No mencionéis la Comisión de la Verdad en vano

Uno de los principales problemas que se plantean en aquellas sociedades que han sufrido un régimen dictatorial y avanzan hacia un sistema democrático es el de cómo afrontar el tratamiento jurídico-penal de las personas que han cometido graves delitos durante los años previos al cambio de modelo político. Estas personas suelen ser, por un lado, algunas autoridades o miembros de las Fuerzas de Seguridad del Estado, que abusan de su posición y cometen delitos contra la vida, la libertad, la integridad física y moral; y, por otro, activistas de la oposición (o paramilitares pro Gobierno) que, para el logro de sus objetivos, recurren a atentados, secuestros, extorsiones y daños contra las personas y bienes.

La solución de perseguir y castigar todos los delitos cometidos no suele ser la mejor fórmula para lograr la creación pacífica de un nuevo régimen. Ante el riesgo de la amenaza penal, las facciones en conflicto suelen enquistarse en sus posiciones, y terminan por resistirse al abandono del poder o a cesar en su actividad desestabilizadora. De ahí que en muchas ocasiones, ya desde la antigua Grecia, se haya recurrido a la amnistía, que consiste en olvidar la comisión de los hechos delictivos, que no dan lugar por tanto a ningún proceso penal posterior. Es una especia de borrón y cuenta nueva que intenta promover que los ciudadanos miren hacia adelante y que, en aras de posibilitar la convivencia, acepten que los agresores no reciban ningún castigo por sus delitos. El inconveniente de esta vía es que las víctimas se quedan ayunas de cualquier reparación, no solo jurídica, sino fundamentalmente moral, y tambien económica.

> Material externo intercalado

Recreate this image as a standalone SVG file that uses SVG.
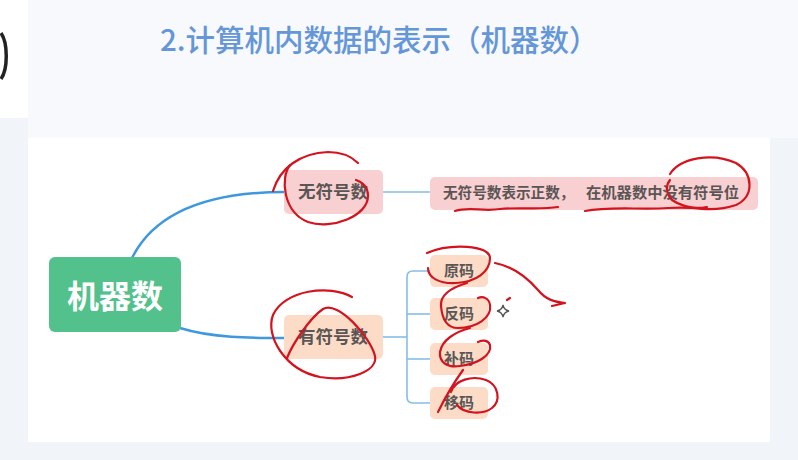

Por eso las soluciones más recientes de justicia transicional (recomiendo en este sentido a todos los interesados la lectura del libro del sociólogo Jon Elster titulado «Rendición de cuentas. La justicia transicional en perspectiva histórica») se han basado en la creación de unas Comisiones de la Verdad (y de la Reconciliación, se añadió en Suráfrica), que aspiran a construir un relato verídico de cada uno de los hechos delictivos producidos, obtener la colaboración en la investigación y la petición de perdón de los agresores, y proceder a la reparación moral y económica de las víctimas. Así se hizo en las pasadas décadas en numerosos países suramericanos, y también ha sido la fórmula elegida en Colombia para superar el conflicto del Estado con las FARC.

Cada uno de esos casos se ha desarrollado de forma diferente, y ha tenido distintas derivadas, pero en todos ellos concurría una misma circunstancia: agresores y víctimas (o sus familiares más directos) estaban aún vivos, y cabía elaborar un relato jurídico (basado en las pruebas) sobre cada situación acaecida, así como proceder a una efectiva reparación moral (y económica) de los directamente afectados. En primer lugar, porque se lograba descubrir la verdad de lo sucedido (muchas veces contando con la colaboración del propio autor del delito); pero también porque se obtenía bien la petición de perdón del delincuente, bien su castigo en caso de comportamiento contumaz.

Por eso, lo que ha anunciado el presidente Sánchez –y en lo que viene insistiendo una parte de la izquierda y algunas organizaciones internacionales por ella dominadas– de constituir ahora en nuestro país, en 2018, una Comisión de la Verdad sobre la Guerra Civil y el franquismo carece completamente de sentido. Ni las víctimas de la Guerra Civil, ni las de las actuaciones de la inmediata posguerra, ni sus familiares directos, ni los responsables de los actos que se pretendería investigar, están aún vivos, por lo que resulta imposible la investigación y reparación propias de una Comisión de la Verdad (al margen del problema que para ello implicaría la vigencia de la Ley de Amnistía de 1977 e incluso la prescripción ordinaria de los delitos). El relato de lo que sucedió en aquellos años corresponde realizarlo a los historiadores, no a un órgano «parajudicial» creado por el Estado; y las indemnizaciones que pudieran derivarse de conductas reprobables, aparte de que ya existen normas que han permitido o permiten percibirlas, podrían originar en su caso nuevos procedimientos específicos para su acreditación y cobro, pero en ningún caso a través del mecanismo consistente en una Comisión de la Verdad.

Hoy en España hace falta un proyecto nacional ilusionante, una tarea colectiva que nos permita unir fuerzas y competir de forma eficiente en el contexto globalizado en el que vivimos, y no medidas que ahonden en las fracturas sociales y las divisiones ideológicas. Lo que el Gobierno propone va frontalmente en contra de esa necesidad de armonía y unidad. Si se desea alcanzar tan negro objetivo, al menos que no se busque blanquearlo usando el nombre de la Verdad en vano.

Julio Banacloche, catedrático de Derecho Procesal de la UCM.